まずは“ロゴ”の先生から。「デザインって聞くと、よくわからないかもしれないけれど、簡単に言うと“良くする”ということ」と、専門用語ではなく平易な言葉で子ども達に説明をするHotchiss・久松さん。ロゴをつくるワークショップでは「ロゴだからとあまり難しく考えず、分かりやすくて伝わりやすい、お店の“看板”だと思って考えてみてください」。

「布一枚敷くだけでも、実は“お店”になるんです」とは、“建物”の先生・永井さん。
「モノを売るのかサービスを売るのか。屋内なのか屋外なのか、はたまた移動販売車のような仮設店舗なのか」など、何を・どこで売るのか、そしてお客さんにはどんなイメージを空間から感じ取ってもらいたいか、などを逆算して空間デザインに落とし込んでいく練習をします。
そして“服装”の先生は木谷さん。「例えば同じ『カフェ』でも、コックコートやデニム、ネクタイなど、制服で印象が全く変わります」と、実際の事例とともに紹介。
「スーツはきちんとして見えるので安心感や信頼感があるし、コックコートは清潔感がありますよね」。
制服にはどんな機能が必要か、そしてどんな印象を与えたいか、子ども達も自分の事業に合うユニフォームを考えていきます。
そして1日目最後の授業は「お金」。「みんなが今日考えてくれたアイディアも、“お金”をもらって初めて“仕事”になります」と加藤さん。実際に、自分の「商品」の値段を具体的に考える練習をしてみます。「同じ“水”でも値段はバラバラですよね。値段に正解はないので、自分が『これで行く』と決めることが大切です」。
「自分ならいくらで買う?/友達はいくらで買ってくれそう?」「誰に/どこで売る?」「同じようなものはいくらで売られているかな」と値段設定のための検証材料をさりげなく子供達に提供していきます。
あっと言う前に正午前。1日目の授業も終了です。午前中の2時間半足らずで、ギュギュッと濃ゆいレクチャーとワークショップを受けた子ども達。「それでは、今日書ききれなかった人は、ぜひお家に帰っても考えてみてくださいね。家族や友達に意見を聞いてみたりするのも良いかもしれない。次回までの時間も学びの時間としてもらえたら」と仁志出さん。

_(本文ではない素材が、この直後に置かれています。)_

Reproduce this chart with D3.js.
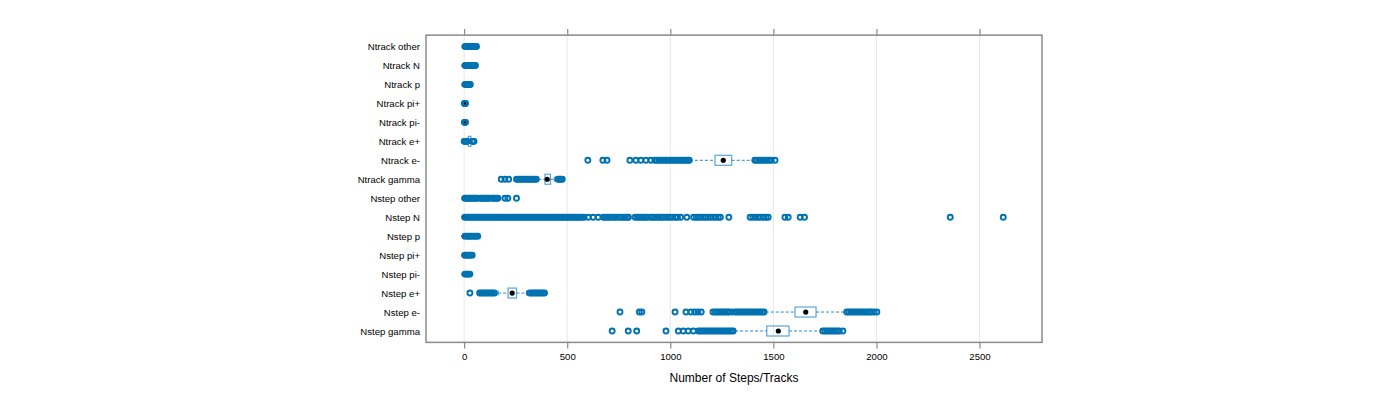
<!DOCTYPE html>
<html>
<head>
<meta charset="utf-8">
<script src="https://cdn.jsdelivr.net/npm/d3@7"></script>
<style>
  body { margin: 0; background: #fff; }
  svg { display: block; font-family: "Liberation Sans", Arial, Helvetica, sans-serif; }
</style>
</head>
<body>
<div id="chart"></div>
<script>
// === Box-and-whisker chart: steps / tracks per particle type ===

// categories, top row first
const categories = [
  'Ntrack other', 'Ntrack N', 'Ntrack p', 'Ntrack pi+', 'Ntrack pi-', 'Ntrack e+', 'Ntrack e-', 'Ntrack gamma',
  'Nstep other', 'Nstep N', 'Nstep p', 'Nstep pi+', 'Nstep pi-', 'Nstep e+', 'Nstep e-', 'Nstep gamma'
];

// five-number summaries, same order as categories
const whiskerLo = [0, 0, 0, 0, 0, 17, 1095, 360, 0, 0, 0, 0, 0, 165, 1463, 1314];
const quart1    = [0, 0, 0, 0, 0, 20, 1217, 392, 0, 0, 0, 0, 0, 213, 1605, 1468];
const medians   = [0, 0, 0, 0, 0, 27, 1257, 403, 0, 0, 0, 0, 0, 233, 1657, 1524];
const quart3    = [0, 0, 0, 0, 0, 33, 1298, 419, 0, 0, 0, 0, 0, 254, 1707, 1576];
const whiskerHi = [0, 0, 0, 0, 0, 37, 1403, 437, 0, 0, 0, 0, 0, 303, 1853, 1730];

// outliers per category
const outliers = [
  [5, 10, 15, 20, 25, 30, 35, 40, 45, 50, 55, 60],
  [5, 10, 15, 20, 25, 30, 35, 40, 45, 50, 55],
  [5, 10, 15, 20, 25, 30],
  [1, 4, 7],
  [1, 4, 7],
  [0, 4, 8, 12, 15, 40, 44, 48],
  [600, 673, 693, 804, 833, 857, 882, 906, 925, 935, 945, 955, 965, 975, 985, 995, 1005, 1015, 1025, 1035,
   1045, 1055, 1065, 1075, 1085, 1092, 1410, 1420, 1430, 1440, 1450, 1460, 1470, 1480, 1490, 1508],
  [180, 198, 216, 254, 262, 271, 280, 289, 298, 307, 316, 325, 334, 342, 350, 455, 462, 469, 476],
  [3, 10, 17, 24, 31, 38, 45, 52, 59, 66, 80, 87, 94, 101, 108, 115, 122, 136, 143, 150, 157, 164, 198, 212, 254],
  [3, 12, 21, 30, 39, 48, 57, 66, 75, 84, 93, 102, 111, 120, 129, 138, 147, 156, 165, 174, 183, 192, 201, 210,
   219, 228, 237, 246, 255, 264, 273, 282, 291, 300, 309, 318, 327, 336, 345, 354, 363, 372, 381, 390, 399, 408,
   417, 426, 435, 444, 453, 462, 471, 480, 489, 498, 507, 516, 525, 534, 543, 552, 561, 570,
   582, 602, 626, 650, 675, 685, 695, 703, 715, 725, 735, 748, 760, 770, 780, 790, 797,
   829, 840, 850, 860, 870, 880, 888, 904, 914, 924, 936, 946, 956, 966, 980, 990, 1000, 1012, 1025,
   1035, 1050, 1080, 1113, 1125, 1135, 1147, 1160, 1170, 1182, 1195, 1208, 1220, 1232, 1243, 1284,
   1387, 1400, 1414, 1428, 1440, 1452, 1464, 1475, 1556, 1572, 1630, 1651, 2358, 2615],
  [4, 12, 20, 28, 36, 44, 52, 60, 66],
  [3, 10, 17, 24, 31, 39],
  [4, 10, 16, 22, 28],
  [28, 75, 84, 93, 102, 111, 120, 129, 138, 147, 318, 327, 336, 345, 354, 363, 372, 381, 390],
  [756, 850, 862, 1023, 1076, 1100, 1118, 1134, 1150, 1207, 1217, 1227, 1237, 1247, 1257, 1267, 1277, 1284, 1298,
   1315, 1325, 1335, 1345, 1355, 1365, 1375, 1385, 1395, 1405, 1415, 1425, 1435, 1445, 1455,
   1856, 1866, 1876, 1886, 1896, 1906, 1916, 1926, 1936, 1946, 1956, 1966, 1976, 1989, 2002],
  [718, 796, 837, 979, 1039, 1063, 1087, 1112, 1136, 1146, 1156, 1166, 1176, 1186, 1196, 1206, 1216, 1226, 1236,
   1246, 1256, 1266, 1276, 1286, 1296, 1305, 1740, 1750, 1760, 1770, 1780, 1790, 1800, 1810, 1820, 1837]
];

const xTicks = [0, 500, 1000, 1500, 2000, 2500];
const xTitle = 'Number of Steps/Tracks';

const POINT_COLOR = '#0072B2';
const BOX_COLOR = '#5aa5dc';
const WHISKER_COLOR = '#2c8ad0';
const FRAME_COLOR = '#8a8a8a';
const BOX_HALF = 5;

function renderChart() {
  const width = 1400, height = 400;
  const svg = d3.select('#chart').append('svg')
    .attr('width', width).attr('height', height);

  const x = d3.scaleLinear().domain([-185, 2803]).range([426, 1042]);
  const y = d3.scalePoint().domain(categories).range([46.5, 331]);
  const step = y.step();
  const top = y(categories[0]) - 0.6 * step;
  const bottom = y(categories[categories.length - 1]) + 0.6 * step;
  const left = x.range()[0], right = x.range()[1];

  // grid lines
  svg.append('g').selectAll('line').data(xTicks).join('line')
    .attr('x1', d => x(d)).attr('x2', d => x(d))
    .attr('y1', top).attr('y2', bottom)
    .attr('stroke', '#e8e8e8').attr('stroke-width', 1);

  // top and bottom ticks
  const axB = svg.append('g').attr('transform', `translate(0,${bottom})`)
    .call(d3.axisBottom(x).tickValues(xTicks).tickFormat(d3.format('d')).tickSize(6).tickPadding(5));
  const axT = svg.append('g').attr('transform', `translate(0,${top})`)
    .call(d3.axisTop(x).tickValues(xTicks).tickSize(6).tickFormat(''));
  for (const ax of [axB, axT]) {
    ax.select('.domain').remove();
    ax.selectAll('.tick line').attr('stroke', FRAME_COLOR).attr('stroke-width', 1.2);
  }
  axB.selectAll('text').attr('fill', '#000').attr('font-size', '9.6px')
    .style('font-family', '"Liberation Sans", Arial, sans-serif');

  // category labels
  const axL = svg.append('g').attr('transform', `translate(${left},0)`)
    .call(d3.axisLeft(y).tickSize(0).tickPadding(6));
  axL.select('.domain').remove();
  axL.selectAll('text').attr('fill', '#000').attr('font-size', '9.6px')
    .style('font-family', '"Liberation Sans", Arial, sans-serif');

  const g = svg.append('g');

  categories.forEach((cat, i) => {
    const cy = y(cat);

    // box
    if (quart3[i] > quart1[i]) {
      g.append('rect')
        .attr('x', x(quart1[i])).attr('y', cy - BOX_HALF)
        .attr('width', x(quart3[i]) - x(quart1[i])).attr('height', 2 * BOX_HALF)
        .attr('fill', 'none').attr('stroke', BOX_COLOR).attr('stroke-width', 1.2);
    }

    // whiskers
    const whiskers = [[whiskerLo[i], quart1[i]], [quart3[i], whiskerHi[i]]];
    for (const [a, b] of whiskers) {
      if (b <= a) continue;
      g.append('line')
        .attr('x1', x(a)).attr('x2', x(b)).attr('y1', cy).attr('y2', cy)
        .attr('stroke', WHISKER_COLOR).attr('stroke-width', 1)
        .attr('stroke-dasharray', '3,2');
    }
    for (const w of [whiskerLo[i], whiskerHi[i]]) {
      if (whiskerHi[i] <= whiskerLo[i]) continue;
      g.append('line')
        .attr('x1', x(w)).attr('x2', x(w)).attr('y1', cy - 2.5).attr('y2', cy + 2.5)
        .attr('stroke', WHISKER_COLOR).attr('stroke-width', 1);
    }

    // median dot
    g.append('circle')
      .attr('cx', x(medians[i])).attr('cy', cy).attr('r', 2.6)
      .attr('fill', '#000');

    // outliers
    g.append('g').selectAll('circle').data(outliers[i]).join('circle')
      .attr('cx', d => x(d)).attr('cy', cy).attr('r', 2.5)
      .attr('fill', 'none').attr('stroke', POINT_COLOR).attr('stroke-width', 1.9);
  });

  // panel frame
  svg.append('rect')
    .attr('x', left).attr('y', top)
    .attr('width', right - left).attr('height', bottom - top)
    .attr('fill', 'none').attr('stroke', FRAME_COLOR).attr('stroke-width', 1.5);

  // axis title
  svg.append('text')
    .attr('x', (left + right) / 2).attr('y', 382)
    .attr('text-anchor', 'middle')
    .attr('font-size', '12px').attr('fill', '#000')
    .text(xTitle);
}

renderChart();
</script>
</body>
</html>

初日の授業を終えて「大人よりも手が早い!」と先生達も感心しきり。
「私たち大人のように、考え込んでしまって手が止まるということがない。手を動かしだすと止まらないというか、子ども達は作りながら考えていくから、きっと速いんでしょうね」と永井さん。
「自分のやりたいことだけじゃなくて、“誰かのために”という気持ちがみんな強かったのが印象的で。僕らが教えるまでもなく、それは自然と子どもたちの中にあるものだったんですよね」と仁志出さん。

次回2日目はいよいよ事業プランの発表。どんな提案が聞けるのか、期待が高まります。忙しい1日目を終えて、記念写真をパチリ。まずは1日目、おつかれさまでした!